During the most obscure part of the year, when the lack of sunlight begins weighing heavily on our mood, the feast of Imbolc is there to remind us that winter is soon coming to an end and that spring is in the air. Imbolc is celebrated on the second of February and the celebrations are held in the honour of Brigid, the goddess whose influence can be felt right up to Beltane. Brigid, wise woman who is an ambassador of the sacred feminine, represents the Celtic goddess Brigid and the christian saint Brigit. Impossible today to distinguish between pre-christian and christian traditions, that’s how much the stories of the two Brigits have been woven together. This is one of the strengths of Brigid who reunites different traditions beyond all entitlement to bring a message of tolerance and peace. The person of Brigid is still very much alive in the Celtic lands, especially in Ireland, where numerous celtic-catholic holidays are organised in her honour.

The goddess Brigid, associated with the water and fire elements, honours the principle of the divine trinity which she translates into 3 different aspects of transformation: forge (alchemy, the fire principle), poetry (the arts and divine inspiration, the air principle) and healing (health, the water principle). She is the guardian of numerous sacred springs in Celtic lands and a perpetual flame is still ablaze today in the city of Kildare in Ireland (“Kildare” means oak temple, the oak being a sacred tree in druid tradition), as well as in numerous houses and communities that honour the principles and the energy of the goddess.  

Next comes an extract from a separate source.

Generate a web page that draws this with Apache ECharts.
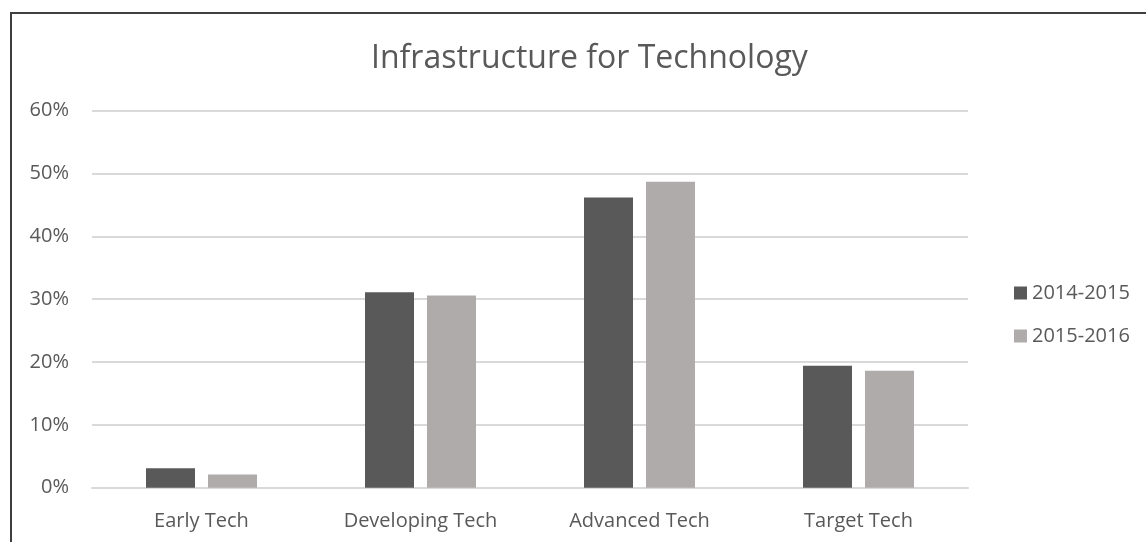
<!DOCTYPE html>
<html>
<head>
<meta charset="utf-8">
<script src="https://cdn.jsdelivr.net/npm/echarts@6/dist/echarts.min.js"></script>
<style>
  html, body { margin: 0; padding: 0; background: #fff; }
  #chart { width: 1146px; height: 542px; }
</style>
</head>
<body>
<div id="chart"></div>
<script>
  // values (percent)
  const categories = ['Early Tech', 'Developing Tech', 'Advanced Tech', 'Target Tech'];
  const seriesNames = ['2014-2015', '2015-2016'];
  const values2014 = [3.1, 31.1, 46.2, 19.4];
  const values2015 = [2.1, 30.6, 48.7, 18.6];
  const yTicks = { min: 0, max: 60, interval: 10 };

  const textColor = '#595959';
  const font = '"Open Sans", sans-serif';

  const chart = echarts.init(document.getElementById('chart'));

  const option = {
    backgroundColor: '#fff',
    animation: false,
    title: {
      text: 'Infrastructure for Technology',
      left: 366,
      top: 38,
      textStyle: {
        fontFamily: font,
        fontSize: 32,
        fontWeight: 'normal',
        color: textColor
      }
    },
    legend: {
      orient: 'vertical',
      left: 1009,
      top: 278,
      itemWidth: 13,
      itemHeight: 13,
      itemGap: 23,
      icon: 'rect',
      data: seriesNames,
      textStyle: {
        fontFamily: font,
        fontSize: 20,
        color: textColor
      }
    },
    grid: {
      left: 92,
      right: 178,
      top: 110.7,
      bottom: 54.3
    },
    xAxis: {
      type: 'category',
      data: categories,
      axisLine: { lineStyle: { color: '#d9d9d9', width: 2 } },
      axisTick: { show: false },
      axisLabel: {
        margin: 24,
        fontFamily: font,
        fontSize: 20,
        color: textColor
      }
    },
    yAxis: {
      type: 'value',
      min: yTicks.min,
      max: yTicks.max,
      interval: yTicks.interval,
      axisLine: { show: false },
      axisTick: { show: false },
      splitLine: { lineStyle: { color: '#d9d9d9', width: 2 } },
      axisLabel: {
        margin: 23,
        formatter: '{value}%',
        fontFamily: font,
        fontSize: 20,
        color: textColor
      }
    },
    series: [{
      name: seriesNames[0],
      type: 'bar',
      data: values2014,
      barWidth: 49,
      barGap: '26.5%',
      itemStyle: { color: '#595959' }
    }, {
      name: seriesNames[1],
      type: 'bar',
      data: values2015,
      barWidth: 49,
      itemStyle: { color: '#afabab' }
    }],
    graphic: [{
      type: 'line',
      shape: { x1: 10, y1: 13, x2: 1146, y2: 13 },
      style: { stroke: '#3f3f3f', lineWidth: 2 }
    }, {
      type: 'line',
      shape: { x1: 11, y1: 12, x2: 11, y2: 542 },
      style: { stroke: '#3f3f3f', lineWidth: 2 }
    }]
  };

  chart.setOption(option);
</script>
</body>
</html>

With the help of the energy of water, Brigid helps us purify our body and energy after the winter months and she helps our vital energy recirculate, our creative juices flowing, regain inspiration and resume our active life. In the natural world she stimulates the mounting of the sap in the plants and trees. 
As a fire goddess, she invites us to stay hopeful and keep our faith alive, she rekindles our inner flame, gives us the energy we need to move forward. With her fire and light she invites nature to leave its winter sleep. She shows us how, after a period of death and decline, life always resumes. Because she accompanies the rebirth of the natural world, she is often invoked to assist mothers to be in the birthing process of their offspring. 

Other symbols of Imbolc (source collège Nemet Ana)

  • The colour of this day is white, representing purity, milk, snow bells. The colour of all that is sacred.
  • The Imbolc celebrations are often held in the night in the presence of the moon, the feminine principle
  • At Imbolc we often light 8 candles or little hearths, symbolising the 8 serpents of the earth and the 8 celebrations of the wheel of the year.
  • The trees that symbolise this moment are the holly (kellen which means: master teacher) and the birch tree (the buds offer a purifying elixir).